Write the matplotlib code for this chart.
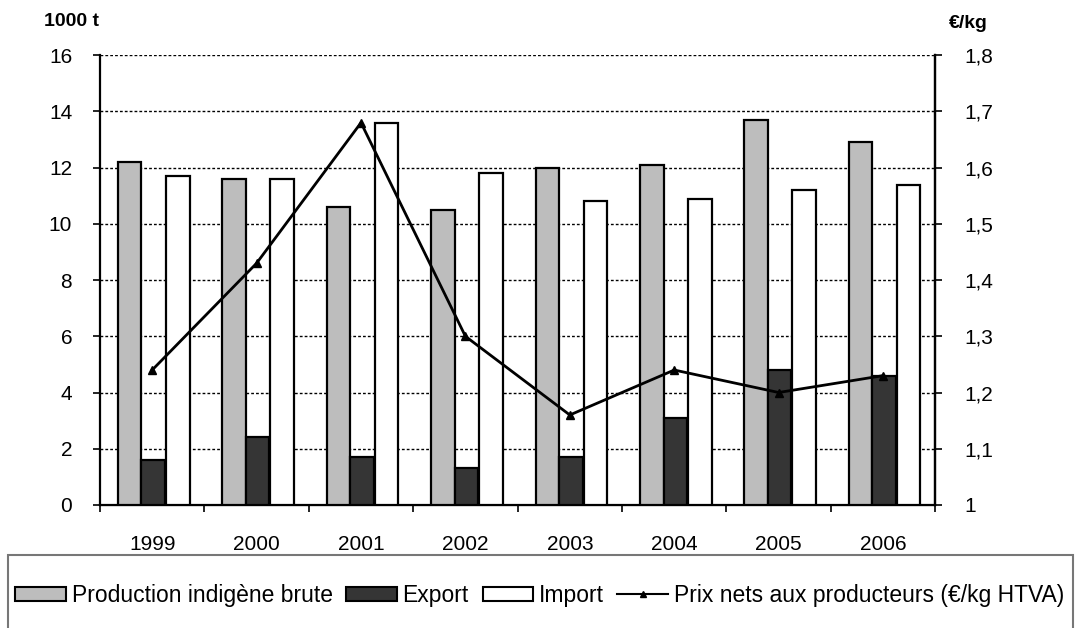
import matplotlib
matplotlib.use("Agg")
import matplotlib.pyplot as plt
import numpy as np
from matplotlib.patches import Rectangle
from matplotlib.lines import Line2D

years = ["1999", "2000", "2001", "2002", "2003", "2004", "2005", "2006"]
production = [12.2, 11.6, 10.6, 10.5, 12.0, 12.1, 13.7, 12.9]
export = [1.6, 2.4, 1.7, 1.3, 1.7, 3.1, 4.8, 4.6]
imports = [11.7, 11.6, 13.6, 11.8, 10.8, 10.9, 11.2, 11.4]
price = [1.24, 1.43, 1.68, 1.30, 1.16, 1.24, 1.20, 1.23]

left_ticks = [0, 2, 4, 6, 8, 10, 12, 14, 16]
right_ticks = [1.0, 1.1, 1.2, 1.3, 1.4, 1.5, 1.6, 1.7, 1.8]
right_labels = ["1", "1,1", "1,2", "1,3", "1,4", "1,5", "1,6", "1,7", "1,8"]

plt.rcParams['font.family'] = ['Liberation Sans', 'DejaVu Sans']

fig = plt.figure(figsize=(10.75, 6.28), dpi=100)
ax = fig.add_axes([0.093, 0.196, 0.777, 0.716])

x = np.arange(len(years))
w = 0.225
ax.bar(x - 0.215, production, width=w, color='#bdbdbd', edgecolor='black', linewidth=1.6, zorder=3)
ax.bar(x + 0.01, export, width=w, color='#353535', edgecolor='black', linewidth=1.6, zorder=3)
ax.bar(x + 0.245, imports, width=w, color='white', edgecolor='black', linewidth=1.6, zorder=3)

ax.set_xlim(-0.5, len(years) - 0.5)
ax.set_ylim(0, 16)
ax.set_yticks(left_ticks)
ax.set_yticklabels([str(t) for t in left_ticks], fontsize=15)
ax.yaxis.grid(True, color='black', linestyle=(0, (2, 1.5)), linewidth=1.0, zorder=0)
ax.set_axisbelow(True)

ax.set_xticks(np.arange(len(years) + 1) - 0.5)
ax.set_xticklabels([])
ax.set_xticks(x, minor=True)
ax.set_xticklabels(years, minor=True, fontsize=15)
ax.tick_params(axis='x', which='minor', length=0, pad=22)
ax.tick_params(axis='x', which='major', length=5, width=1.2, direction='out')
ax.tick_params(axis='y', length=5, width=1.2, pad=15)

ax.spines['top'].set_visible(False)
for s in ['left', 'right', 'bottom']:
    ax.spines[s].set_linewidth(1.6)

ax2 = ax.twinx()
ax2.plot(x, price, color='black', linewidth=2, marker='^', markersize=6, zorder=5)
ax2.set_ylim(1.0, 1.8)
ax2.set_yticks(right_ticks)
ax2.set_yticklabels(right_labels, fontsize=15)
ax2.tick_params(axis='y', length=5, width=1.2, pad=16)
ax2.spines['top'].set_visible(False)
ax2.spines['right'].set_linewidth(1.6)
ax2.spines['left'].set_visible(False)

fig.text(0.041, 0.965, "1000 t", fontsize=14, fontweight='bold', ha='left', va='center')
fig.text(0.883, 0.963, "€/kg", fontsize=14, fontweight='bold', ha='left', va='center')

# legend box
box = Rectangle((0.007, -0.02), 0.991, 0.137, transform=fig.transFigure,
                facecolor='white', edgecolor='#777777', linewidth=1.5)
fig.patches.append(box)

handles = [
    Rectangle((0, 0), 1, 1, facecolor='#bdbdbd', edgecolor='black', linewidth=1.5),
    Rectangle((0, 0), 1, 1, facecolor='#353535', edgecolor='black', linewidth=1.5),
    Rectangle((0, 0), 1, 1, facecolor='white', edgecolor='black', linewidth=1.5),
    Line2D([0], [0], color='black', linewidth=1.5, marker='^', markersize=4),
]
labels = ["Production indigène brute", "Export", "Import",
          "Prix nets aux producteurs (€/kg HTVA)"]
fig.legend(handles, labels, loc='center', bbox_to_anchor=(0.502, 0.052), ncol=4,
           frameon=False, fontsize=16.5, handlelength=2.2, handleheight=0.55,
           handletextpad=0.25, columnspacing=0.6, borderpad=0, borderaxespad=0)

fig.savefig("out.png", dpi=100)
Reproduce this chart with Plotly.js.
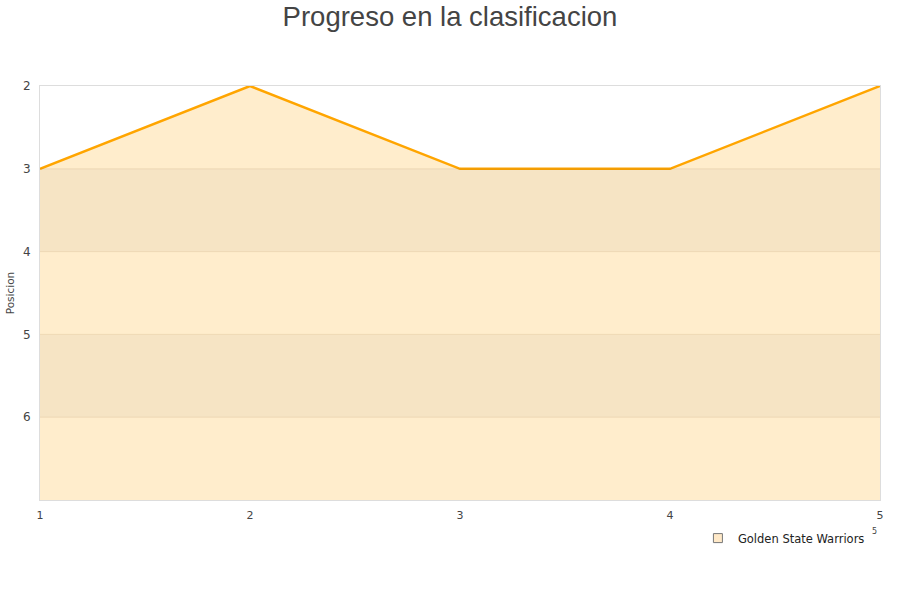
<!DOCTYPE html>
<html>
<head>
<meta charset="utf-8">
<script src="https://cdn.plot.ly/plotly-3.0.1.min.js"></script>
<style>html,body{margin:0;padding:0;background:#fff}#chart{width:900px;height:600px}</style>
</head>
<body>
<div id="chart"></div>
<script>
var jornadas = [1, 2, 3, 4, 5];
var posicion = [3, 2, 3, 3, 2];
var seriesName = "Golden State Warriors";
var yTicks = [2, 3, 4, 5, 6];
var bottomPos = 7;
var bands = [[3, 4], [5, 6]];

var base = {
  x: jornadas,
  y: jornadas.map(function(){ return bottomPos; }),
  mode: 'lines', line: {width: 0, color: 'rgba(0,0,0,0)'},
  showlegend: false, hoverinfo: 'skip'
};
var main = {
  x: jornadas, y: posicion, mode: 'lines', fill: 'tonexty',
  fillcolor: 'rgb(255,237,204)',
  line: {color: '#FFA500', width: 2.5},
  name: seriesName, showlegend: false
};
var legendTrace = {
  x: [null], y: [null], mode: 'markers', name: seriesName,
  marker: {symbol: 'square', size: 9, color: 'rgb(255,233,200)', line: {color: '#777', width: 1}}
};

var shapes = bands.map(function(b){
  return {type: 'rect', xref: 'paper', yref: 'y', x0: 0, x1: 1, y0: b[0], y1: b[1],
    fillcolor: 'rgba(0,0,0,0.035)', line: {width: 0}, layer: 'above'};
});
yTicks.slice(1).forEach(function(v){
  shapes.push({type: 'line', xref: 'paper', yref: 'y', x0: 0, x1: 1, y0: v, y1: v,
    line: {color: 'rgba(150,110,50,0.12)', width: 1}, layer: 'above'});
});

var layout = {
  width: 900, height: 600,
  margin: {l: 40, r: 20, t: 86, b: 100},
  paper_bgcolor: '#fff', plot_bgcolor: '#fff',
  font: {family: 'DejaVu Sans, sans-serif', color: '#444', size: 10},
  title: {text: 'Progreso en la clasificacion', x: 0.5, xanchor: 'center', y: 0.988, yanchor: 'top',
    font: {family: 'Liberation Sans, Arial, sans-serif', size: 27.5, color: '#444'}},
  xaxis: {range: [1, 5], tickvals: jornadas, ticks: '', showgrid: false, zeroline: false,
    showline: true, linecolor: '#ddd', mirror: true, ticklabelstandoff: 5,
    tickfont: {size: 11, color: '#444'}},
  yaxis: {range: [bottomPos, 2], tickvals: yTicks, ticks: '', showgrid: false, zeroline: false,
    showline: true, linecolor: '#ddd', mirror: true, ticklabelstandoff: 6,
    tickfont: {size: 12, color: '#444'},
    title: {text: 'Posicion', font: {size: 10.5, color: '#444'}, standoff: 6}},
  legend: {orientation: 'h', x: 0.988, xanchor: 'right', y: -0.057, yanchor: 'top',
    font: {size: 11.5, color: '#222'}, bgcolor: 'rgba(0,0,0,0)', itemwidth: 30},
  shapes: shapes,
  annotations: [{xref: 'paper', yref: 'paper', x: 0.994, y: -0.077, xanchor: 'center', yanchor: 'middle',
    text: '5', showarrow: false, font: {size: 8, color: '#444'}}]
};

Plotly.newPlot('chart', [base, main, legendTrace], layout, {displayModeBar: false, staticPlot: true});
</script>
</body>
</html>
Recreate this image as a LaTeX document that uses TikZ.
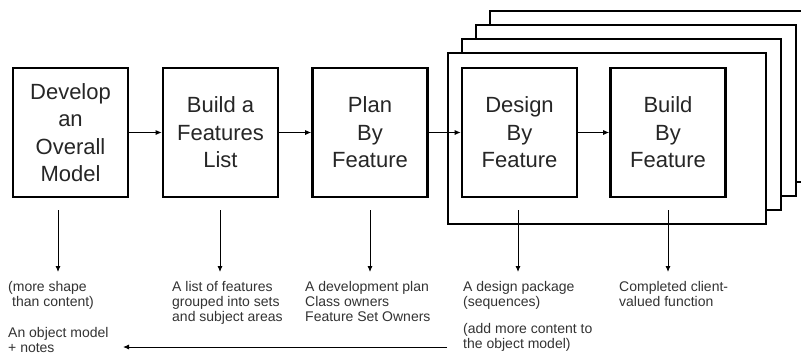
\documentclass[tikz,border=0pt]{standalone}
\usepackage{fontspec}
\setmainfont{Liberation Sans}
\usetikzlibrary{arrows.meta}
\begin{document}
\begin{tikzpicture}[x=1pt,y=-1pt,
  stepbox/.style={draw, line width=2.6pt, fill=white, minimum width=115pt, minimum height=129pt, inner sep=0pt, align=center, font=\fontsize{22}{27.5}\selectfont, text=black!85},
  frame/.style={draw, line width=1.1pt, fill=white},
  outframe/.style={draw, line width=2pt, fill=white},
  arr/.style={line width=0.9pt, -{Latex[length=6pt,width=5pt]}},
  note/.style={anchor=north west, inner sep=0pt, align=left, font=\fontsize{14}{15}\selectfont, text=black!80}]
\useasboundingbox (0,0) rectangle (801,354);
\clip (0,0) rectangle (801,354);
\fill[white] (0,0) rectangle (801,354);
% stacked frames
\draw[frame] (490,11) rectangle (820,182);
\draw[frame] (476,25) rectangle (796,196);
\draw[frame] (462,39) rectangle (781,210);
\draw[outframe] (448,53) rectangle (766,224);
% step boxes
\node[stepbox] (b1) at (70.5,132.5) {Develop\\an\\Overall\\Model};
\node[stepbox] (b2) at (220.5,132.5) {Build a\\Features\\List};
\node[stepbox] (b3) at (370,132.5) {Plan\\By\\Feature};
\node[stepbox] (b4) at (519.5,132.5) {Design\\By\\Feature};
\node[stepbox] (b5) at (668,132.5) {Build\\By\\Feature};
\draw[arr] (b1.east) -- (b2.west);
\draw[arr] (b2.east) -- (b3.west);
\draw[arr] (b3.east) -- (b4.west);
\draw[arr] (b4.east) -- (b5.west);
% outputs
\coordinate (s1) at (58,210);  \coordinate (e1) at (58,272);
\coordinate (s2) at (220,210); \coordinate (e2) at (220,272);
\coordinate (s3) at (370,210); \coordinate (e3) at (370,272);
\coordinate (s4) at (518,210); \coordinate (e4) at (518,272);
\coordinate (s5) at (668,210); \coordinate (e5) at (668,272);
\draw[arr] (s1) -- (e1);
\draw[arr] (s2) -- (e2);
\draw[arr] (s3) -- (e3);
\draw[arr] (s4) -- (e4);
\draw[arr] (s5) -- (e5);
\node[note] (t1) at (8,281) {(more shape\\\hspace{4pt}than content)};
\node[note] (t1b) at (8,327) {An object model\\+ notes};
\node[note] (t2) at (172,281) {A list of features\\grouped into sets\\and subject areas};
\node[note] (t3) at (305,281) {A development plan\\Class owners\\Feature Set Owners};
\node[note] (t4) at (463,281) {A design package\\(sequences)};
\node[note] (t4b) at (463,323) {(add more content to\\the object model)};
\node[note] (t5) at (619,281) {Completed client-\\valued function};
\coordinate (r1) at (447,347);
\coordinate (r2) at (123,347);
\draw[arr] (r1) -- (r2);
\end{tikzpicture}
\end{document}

*-*-*

OBJECTIVE:
Go from the first line of the data above to the line containing "price = [1.24, 1.43, 1.68, 1.30, 1.16, 1.24, 1.20, 1.23]" and retype exactly those lines, both included, but none of the pictures.

FINAL ANSWER:
Write the matplotlib code for this chart.
import matplotlib
matplotlib.use("Agg")
import matplotlib.pyplot as plt
import numpy as np
from matplotlib.patches import Rectangle
from matplotlib.lines import Line2D

years = ["1999", "2000", "2001", "2002", "2003", "2004", "2005", "2006"]
production = [12.2, 11.6, 10.6, 10.5, 12.0, 12.1, 13.7, 12.9]
export = [1.6, 2.4, 1.7, 1.3, 1.7, 3.1, 4.8, 4.6]
imports = [11.7, 11.6, 13.6, 11.8, 10.8, 10.9, 11.2, 11.4]
price = [1.24, 1.43, 1.68, 1.30, 1.16, 1.24, 1.20, 1.23]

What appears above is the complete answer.